## BEGIN Data excerpt

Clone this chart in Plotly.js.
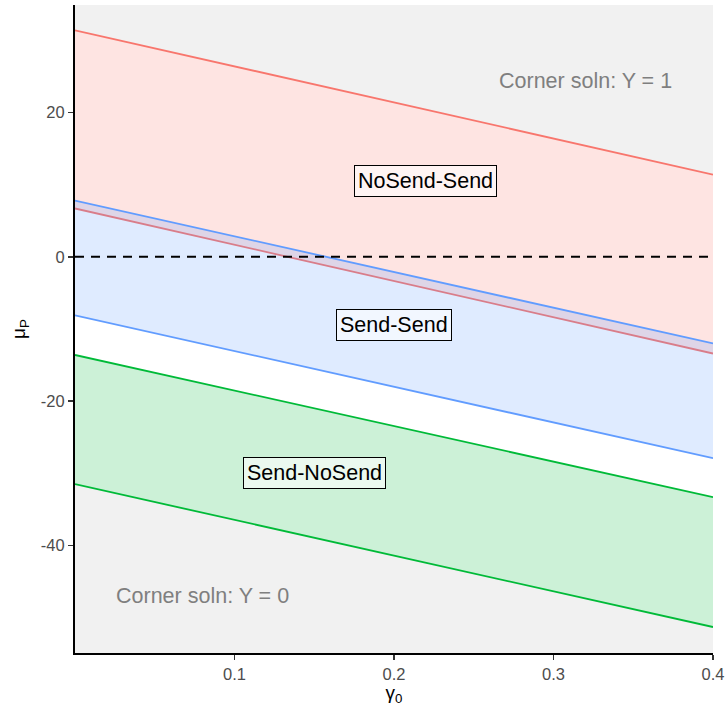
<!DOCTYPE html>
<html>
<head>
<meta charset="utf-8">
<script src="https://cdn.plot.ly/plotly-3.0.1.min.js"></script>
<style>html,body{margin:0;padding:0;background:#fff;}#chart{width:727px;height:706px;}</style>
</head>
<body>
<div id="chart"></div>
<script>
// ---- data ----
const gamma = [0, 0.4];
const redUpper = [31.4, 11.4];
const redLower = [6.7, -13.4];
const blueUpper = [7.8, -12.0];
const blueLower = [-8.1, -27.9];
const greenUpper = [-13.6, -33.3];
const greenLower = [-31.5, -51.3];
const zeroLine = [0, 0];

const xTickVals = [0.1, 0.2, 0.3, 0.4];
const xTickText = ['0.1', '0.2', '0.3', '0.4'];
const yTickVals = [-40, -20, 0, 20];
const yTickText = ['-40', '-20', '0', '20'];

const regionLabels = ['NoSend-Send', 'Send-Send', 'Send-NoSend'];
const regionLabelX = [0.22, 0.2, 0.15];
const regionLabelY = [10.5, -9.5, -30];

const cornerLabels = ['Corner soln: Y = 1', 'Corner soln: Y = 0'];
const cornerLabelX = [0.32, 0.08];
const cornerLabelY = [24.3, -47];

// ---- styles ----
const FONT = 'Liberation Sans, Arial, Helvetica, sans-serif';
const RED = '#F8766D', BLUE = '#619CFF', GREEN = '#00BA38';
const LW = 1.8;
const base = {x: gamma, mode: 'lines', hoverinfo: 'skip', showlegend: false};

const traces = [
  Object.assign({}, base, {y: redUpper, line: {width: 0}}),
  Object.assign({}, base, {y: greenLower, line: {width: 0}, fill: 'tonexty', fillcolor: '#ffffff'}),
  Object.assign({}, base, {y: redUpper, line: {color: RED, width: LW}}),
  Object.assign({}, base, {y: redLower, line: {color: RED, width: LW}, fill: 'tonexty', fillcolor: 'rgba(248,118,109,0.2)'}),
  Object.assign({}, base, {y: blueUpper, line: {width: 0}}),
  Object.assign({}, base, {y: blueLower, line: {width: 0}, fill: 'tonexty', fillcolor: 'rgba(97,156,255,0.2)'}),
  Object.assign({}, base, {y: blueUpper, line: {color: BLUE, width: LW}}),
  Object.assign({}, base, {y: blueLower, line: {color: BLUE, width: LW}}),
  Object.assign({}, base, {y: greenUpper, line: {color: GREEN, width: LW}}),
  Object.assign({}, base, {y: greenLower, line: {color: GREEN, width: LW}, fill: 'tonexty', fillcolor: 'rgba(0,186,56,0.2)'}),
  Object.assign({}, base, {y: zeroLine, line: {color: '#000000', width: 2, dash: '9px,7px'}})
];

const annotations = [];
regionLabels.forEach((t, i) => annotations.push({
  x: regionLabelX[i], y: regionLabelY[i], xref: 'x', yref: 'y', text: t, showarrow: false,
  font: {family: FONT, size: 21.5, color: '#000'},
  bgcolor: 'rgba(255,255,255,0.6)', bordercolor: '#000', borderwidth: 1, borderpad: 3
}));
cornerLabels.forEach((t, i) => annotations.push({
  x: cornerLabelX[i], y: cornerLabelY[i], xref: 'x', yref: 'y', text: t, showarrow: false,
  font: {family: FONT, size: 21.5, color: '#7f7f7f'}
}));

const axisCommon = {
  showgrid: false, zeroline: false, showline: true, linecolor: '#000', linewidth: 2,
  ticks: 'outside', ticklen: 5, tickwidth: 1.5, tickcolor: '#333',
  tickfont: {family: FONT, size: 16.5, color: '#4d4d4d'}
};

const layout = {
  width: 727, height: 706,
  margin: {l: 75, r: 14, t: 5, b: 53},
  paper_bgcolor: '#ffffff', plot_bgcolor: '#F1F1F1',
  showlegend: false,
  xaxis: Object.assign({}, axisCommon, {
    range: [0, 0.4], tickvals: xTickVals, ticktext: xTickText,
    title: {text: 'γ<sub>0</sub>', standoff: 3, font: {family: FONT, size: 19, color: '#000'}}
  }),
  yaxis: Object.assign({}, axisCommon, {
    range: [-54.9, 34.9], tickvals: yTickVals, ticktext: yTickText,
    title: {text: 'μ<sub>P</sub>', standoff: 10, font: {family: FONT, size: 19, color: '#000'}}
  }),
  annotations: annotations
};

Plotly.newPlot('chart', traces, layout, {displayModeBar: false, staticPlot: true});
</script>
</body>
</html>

## END Data excerpt

Omit the pictures, then repeat exactly each line from the beginning of the listing through the line with "const yTickText = ['-40', '-20', '0', '20'];".

Clone this chart in Plotly.js.
<!DOCTYPE html>
<html>
<head>
<meta charset="utf-8">
<script src="https://cdn.plot.ly/plotly-3.0.1.min.js"></script>
<style>html,body{margin:0;padding:0;background:#fff;}#chart{width:727px;height:706px;}</style>
</head>
<body>
<div id="chart"></div>
<script>
// ---- data ----
const gamma = [0, 0.4];
const redUpper = [31.4, 11.4];
const redLower = [6.7, -13.4];
const blueUpper = [7.8, -12.0];
const blueLower = [-8.1, -27.9];
const greenUpper = [-13.6, -33.3];
const greenLower = [-31.5, -51.3];
const zeroLine = [0, 0];

const xTickVals = [0.1, 0.2, 0.3, 0.4];
const xTickText = ['0.1', '0.2', '0.3', '0.4'];
const yTickVals = [-40, -20, 0, 20];
const yTickText = ['-40', '-20', '0', '20'];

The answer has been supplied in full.